We lost because we did not appear to stand firmly for anything distinctive and positive. Sneering at “middle-class values” is to insult the working class no less than the bourgeois. Do British workers have no deep feelings for freedom, for order, for the education of their children, for the right to work without disruption by political militants?

Of course they do. And if they are no more than cash-grabbing anarchists, then we must all bear some of the responsibility and try to show them the way back to sanity. But I do not believe they are.

Most of them want to do a fair day's work in a job that gives them satisfaction—and strongly resent what they regard as State subsidies to shirkers. Most of them deplore violence, truancy and indiscipline in schools, and cannot understand the complaisance of some of the middle-class intellectuals who run the schools.

Of course we must try to understand the causes of violence and protest, and try to remove them. But the violence itself must be checked, for it menaces the freedom and the rights of the majority.
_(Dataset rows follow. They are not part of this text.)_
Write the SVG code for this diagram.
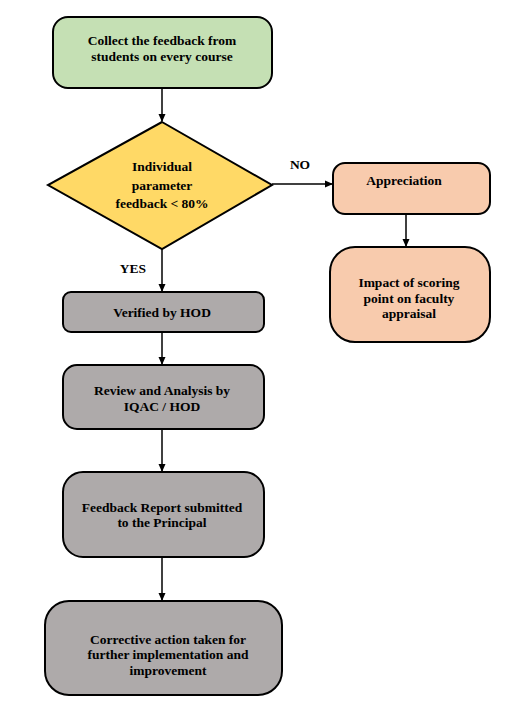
<svg xmlns="http://www.w3.org/2000/svg" width="507" height="709" viewBox="0 0 507 709">
<defs>
<style>
.n{stroke:#000;stroke-width:2}
.t{font-family:'Liberation Serif','Times New Roman','DejaVu Serif',serif;font-weight:bold;font-size:13.5px;text-anchor:middle;fill:#000}
.c{stroke:#000;stroke-width:1.5;fill:none;marker-end:url(#a)}
</style>
<marker id="a" markerWidth="8" markerHeight="8" refX="7" refY="4" orient="auto" markerUnits="userSpaceOnUse">
<path d="M0,0.5 L8,4 L0,7.5 Z" fill="#000"/>
</marker>
</defs>
<rect width="507" height="709" fill="#fff"/>
<g id="connectors">
<line class="c" x1="162" y1="88" x2="162" y2="121"/>
<line class="c" x1="162" y1="249" x2="162" y2="291"/>
<line class="c" x1="162" y1="332" x2="162" y2="364"/>
<line class="c" x1="162" y1="429" x2="162" y2="471"/>
<line class="c" x1="162" y1="557" x2="162" y2="600"/>
<line class="c" x1="272" y1="184" x2="332" y2="184"/>
<line class="c" x1="406" y1="214" x2="406" y2="246"/>
<text class="t" x="133" y="273" font-family="Liberation Serif, serif">YES</text>
<text class="t" x="300" y="169" font-family="Liberation Serif, serif">NO</text>
</g>
<g id="collect">
<rect class="n" x="53" y="17" width="219" height="71" rx="15" fill="#c5e0b4"/>
<text class="t" x="162" y="45">Collect the feedback from</text>
<text class="t" x="162" y="61">students on every course</text>
</g>
<g id="decision">
<polygon class="n" points="162,122 272,185 162,249 48,185" fill="#ffd966"/>
<text class="t" x="162" y="171">Individual</text>
<text class="t" x="162" y="190">parameter</text>
<text class="t" x="162" y="208">feedback &lt; 80%</text>
</g>
<g id="verified">
<rect class="n" x="63" y="292" width="201" height="40" rx="8" fill="#aeaaaa"/>
<text class="t" x="162" y="317">Verified by HOD</text>
</g>
<g id="review">
<rect class="n" x="63" y="365" width="201" height="64" rx="14" fill="#aeaaaa"/>
<text class="t" x="162" y="395">Review and Analysis by</text>
<text class="t" x="162" y="411">IQAC / HOD</text>
</g>
<g id="report">
<rect class="n" x="63" y="472" width="201" height="85" rx="20" fill="#aeaaaa"/>
<text class="t" x="162" y="512">Feedback Report submitted</text>
<text class="t" x="162" y="527">to the Principal</text>
</g>
<g id="corrective">
<rect class="n" x="45" y="601" width="237" height="94" rx="24" fill="#aeaaaa"/>
<text class="t" x="168" y="644">Corrective action taken for</text>
<text class="t" x="168" y="659">further implementation and</text>
<text class="t" x="168" y="675">improvement</text>
</g>
<g id="appreciation">
<rect class="n" x="333" y="163" width="157" height="51" rx="12" fill="#f8cbad"/>
<text class="t" x="404" y="185">Appreciation</text>
</g>
<g id="impact">
<rect class="n" x="330" y="247" width="160" height="95" rx="25" fill="#f8cbad"/>
<text class="t" x="409" y="287">Impact of scoring</text>
<text class="t" x="409" y="303">point on faculty</text>
<text class="t" x="409" y="318">appraisal</text>
</g>
</svg>
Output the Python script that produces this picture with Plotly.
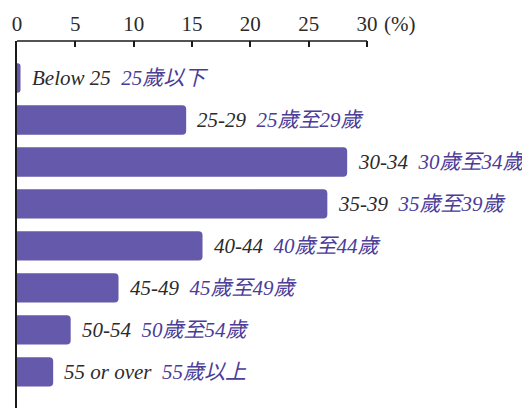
import plotly.graph_objects as go

categories_en = ["Below 25", "25-29", "30-34", "35-39", "40-44", "45-49", "50-54", "55 or over"]
categories_zh = ["25歲以下", "25歲至29歲", "30歲至34歲", "35歲至39歲", "40歲至44歲", "45歲至49歲", "50歲至54歲", "55歲以上"]
values = [0.3, 14.5, 28.3, 26.6, 15.9, 8.7, 4.6, 3.1]
tick_vals = [0, 5, 10, 15, 20, 25, 30]
tick_text = ["0", "5", "10", "15", "20", "25", "30"]

SERIF = "Liberation Serif, DejaVu Serif, Noto Sans CJK TC, serif"
PURPLE = "#4b3c98"
BAR = "#6459aa"

ypos = list(range(len(values)))

fig = go.Figure()
fig.add_trace(go.Bar(
    x=values, y=ypos, orientation="h",
    marker=dict(color=BAR, line=dict(width=0), cornerradius=4),
    width=0.7, hoverinfo="skip",
))

for v, y, en, zh in zip(values, ypos, categories_en, categories_zh):
    fig.add_annotation(
        x=v, y=y, xref="x", yref="y", xanchor="left", yanchor="middle",
        xshift=9, showarrow=False,
        text=f"<i>{en}</i>\u00a0 <span style='color:{PURPLE}'><i>{zh}</i></span>",
        font=dict(family=SERIF, size=21, color="#2b2b2b"),
    )

# top axis line from 0 to 30
fig.add_shape(type="line", xref="x", yref="paper", x0=0, x1=30, y0=1, y1=1,
              line=dict(color="#1a1a1a", width=1.5))
fig.add_annotation(x=30, y=1, xref="x", yref="paper", xanchor="left", yanchor="bottom",
                   xshift=15, yshift=3, showarrow=False, text="(%)",
                   font=dict(family=SERIF, size=21, color="#2b2b2b"))

# the page body adds an 8px margin, so the figure is drawn 8px smaller
fig.update_layout(
    width=522, height=400,
    margin=dict(l=9, r=0, t=33, b=0),
    paper_bgcolor="white", plot_bgcolor="white",
    showlegend=False,
    xaxis=dict(
        side="top", range=[0, 513 / (350 / 30)], tickmode="array",
        tickvals=tick_vals, ticktext=tick_text, ticks="inside", ticklen=6,
        tickwidth=1.5, tickcolor="#1a1a1a", showgrid=False, zeroline=False,
        showline=False, tickfont=dict(family=SERIF, size=21, color="#2b2b2b"),
        ticklabelstandoff=5, fixedrange=True,
    ),
    yaxis=dict(
        range=[7.86, -0.88], showticklabels=False, ticks="", showgrid=False,
        zeroline=False, showline=True, linecolor="#1a1a1a", linewidth=1.5,
        fixedrange=True,
    ),
)

fig.write_html("out.html")
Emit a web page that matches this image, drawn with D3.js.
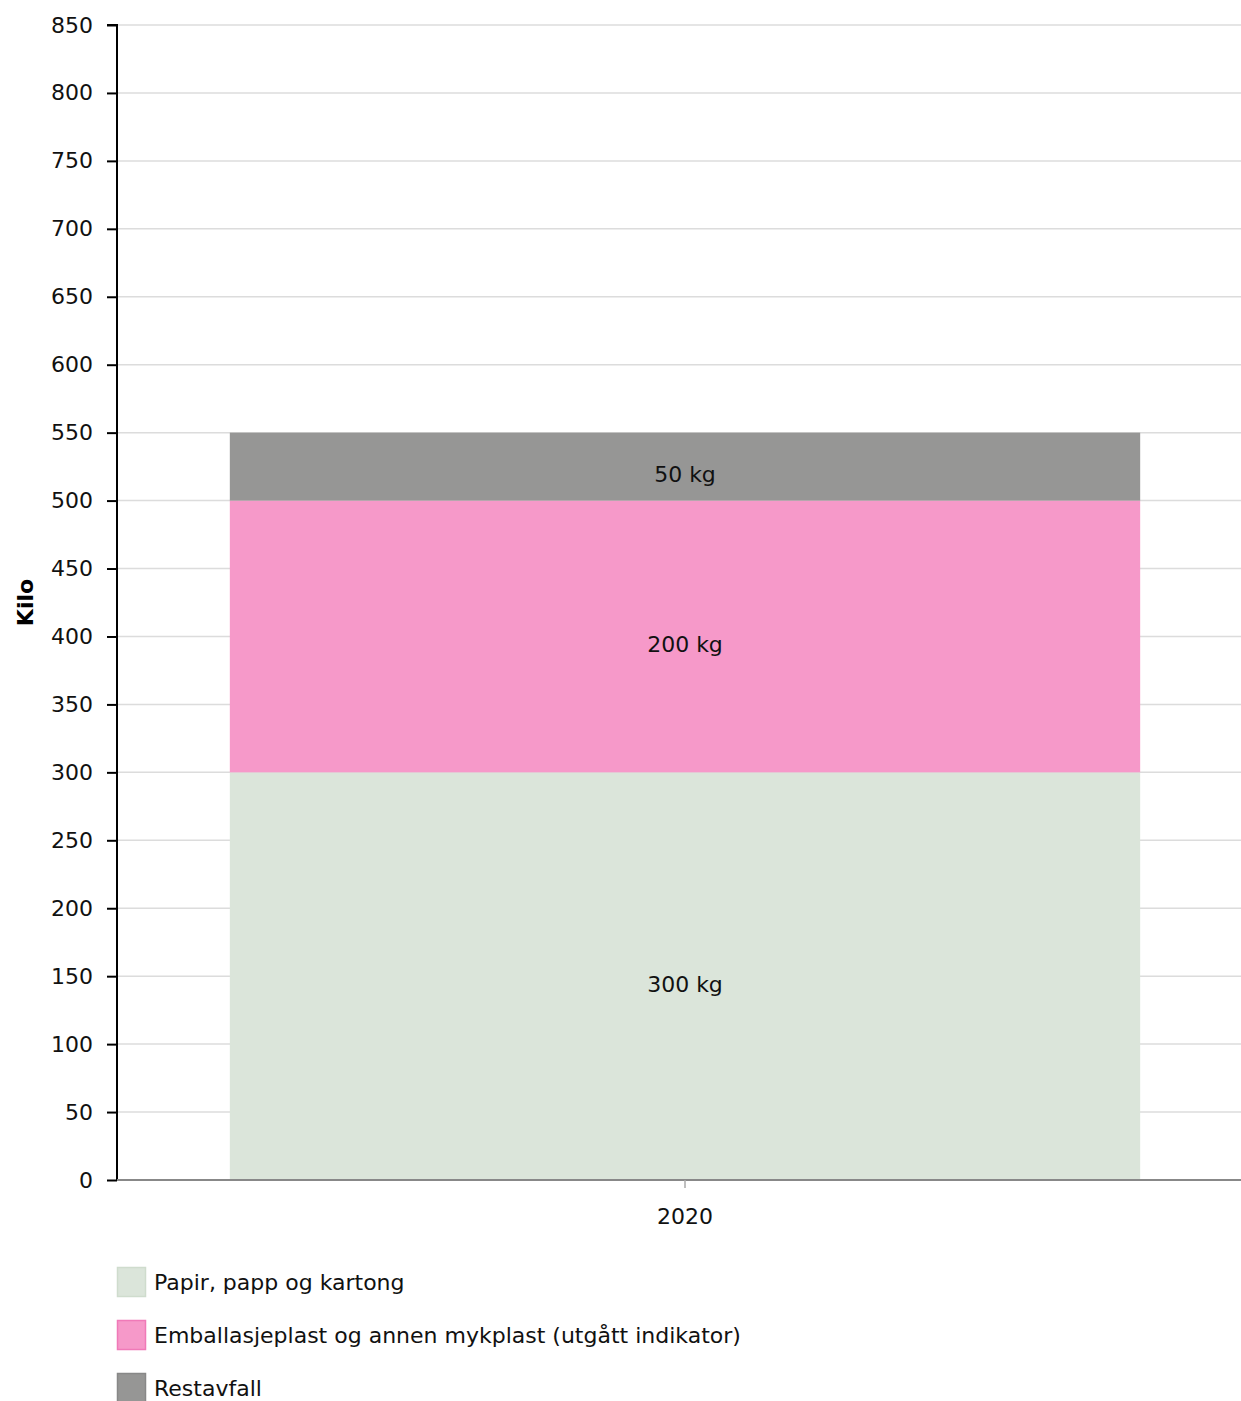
<!DOCTYPE html>
<html><head><meta charset="utf-8">
<script src="https://cdn.jsdelivr.net/npm/d3@7"></script>
<style>body{margin:0;background:#fff}svg{display:block}text{font-family:"DejaVu Sans",Verdana,sans-serif}</style>
</head><body>
<script>
const categories = ["2020"];
const seriesNames = ["Papir, papp og kartong", "Emballasjeplast og annen mykplast (utgått indikator)", "Restavfall"];
const seriesColors = ["#dbe5da", "#f699c9", "#969695"];
const legendBorders = ["#cfdccd", "#f07ab8", "#888888"];
const papir = [300];
const plast = [200];
const rest = [50];
const yTicks = [0,50,100,150,200,250,300,350,400,450,500,550,600,650,700,750,800,850];
const yLabel = "Kilo";
const unit = "kg";

const W = 1241, H = 1401;
const FS = 22;
const svg = d3.select("body").append("svg").attr("width", W).attr("height", H);
const m = {left:117, top:25, bottom:1180};
const y = d3.scaleLinear().domain([0,850]).range([m.bottom, m.top]);
const x = d3.scaleBand().domain(categories).range([115, 1255]).padding(0.112);

// grid
svg.append("g").selectAll("line").data(yTicks.filter(d=>d>0)).join("line")
  .attr("x1", 117).attr("x2", W).attr("y1", d=>y(d)).attr("y2", d=>y(d))
  .attr("stroke", "#dcdcdc").attr("stroke-width", 1.5);

const data = categories.map((c,i)=>({cat:c, vals:[papir[i], plast[i], rest[i]]}));
const segs = [];
data.forEach(d=>{ let acc=0; d.vals.forEach((v,k)=>{ segs.push({cat:d.cat,k,y0:acc,y1:acc+v,v}); acc+=v; }); });

svg.append("g").selectAll("rect").data(segs).join("rect")
  .attr("x", d=>x(d.cat)).attr("width", x.bandwidth())
  .attr("y", d=>y(d.y1)).attr("height", d=>y(d.y0)-y(d.y1))
  .attr("fill", d=>seriesColors[d.k]);

svg.append("g").selectAll("text").data(segs).join("text")
  .attr("x", d=>x(d.cat)+x.bandwidth()/2).attr("y", d=>(y(d.y0)+y(d.y1))/2 + 8)
  .attr("text-anchor","middle").attr("dominant-baseline","central")
  .attr("font-size", FS).attr("fill","#111").text(d=>d.v+" "+unit);

// y axis
const ya = svg.append("g").attr("transform", `translate(117,0)`)
  .call(d3.axisLeft(y).tickValues(yTicks).tickSize(10).tickPadding(14).tickFormat(d3.format("d")));
ya.select(".domain").attr("stroke","#000").attr("stroke-width",2).attr("d", `M-10,${y(850)}H0V${y(0)}`);
ya.selectAll(".tick line").attr("stroke","#000").attr("stroke-width",2);
ya.selectAll(".tick text").attr("font-size",FS).attr("fill","#111").attr("font-family",'"DejaVu Sans",Verdana,sans-serif');

// x axis
const xa = svg.append("g").attr("transform", `translate(0,${m.bottom})`)
  .call(d3.axisBottom(x).tickSize(8).tickPadding(20));
xa.select(".domain").attr("stroke","#888").attr("stroke-width",2).attr("d", `M117,0H${W}`);
xa.selectAll(".tick line").attr("stroke","#aaa").attr("stroke-width",1.5);
xa.selectAll(".tick text").attr("font-size",FS).attr("fill","#111").attr("font-family",'"DejaVu Sans",Verdana,sans-serif');

// y label
svg.append("text").attr("transform", `translate(33,${(y(0)+y(850))/2}) rotate(-90)`)
  .attr("text-anchor","middle").attr("font-size",FS).attr("font-weight","bold").text(yLabel);

// legend
const lg = svg.append("g").selectAll("g").data(seriesNames).join("g")
  .attr("transform", (d,i)=>`translate(117,${1267 + i*53})`);
lg.append("rect").attr("width",28).attr("height",29).attr("x",0.5).attr("y",0.5)
  .attr("fill",(d,i)=>seriesColors[i]).attr("stroke",(d,i)=>legendBorders[i]).attr("stroke-width",1.5);
lg.append("text").attr("x",37).attr("y",15).attr("dominant-baseline","central")
  .attr("font-size",FS).attr("fill","#111").text(d=>d);
</script>
</body></html>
My kind of Tory party would make no secret of its belief in individual freedom and individual prosperity, in the maintenance of law and order, in the wide distribution of private property, in rewards for energy, skill and thrift, in diversity of choice, in the preservation of local rights in local communities.

Size is not all, any more than economic growth is all. Even efficiency is not enough. People come first—their needs, their hopes, their choice, their values and ideals. We have to understand these first—to be seen to be listening with sympathy and concern. It is important to be able to lead, certainly. But you cannot for long lead people where they do not want to go.

“Only connect” ? Perhaps this is the first essential. It seems to me that our connections have come loose. I should like to do what I can to help repair them.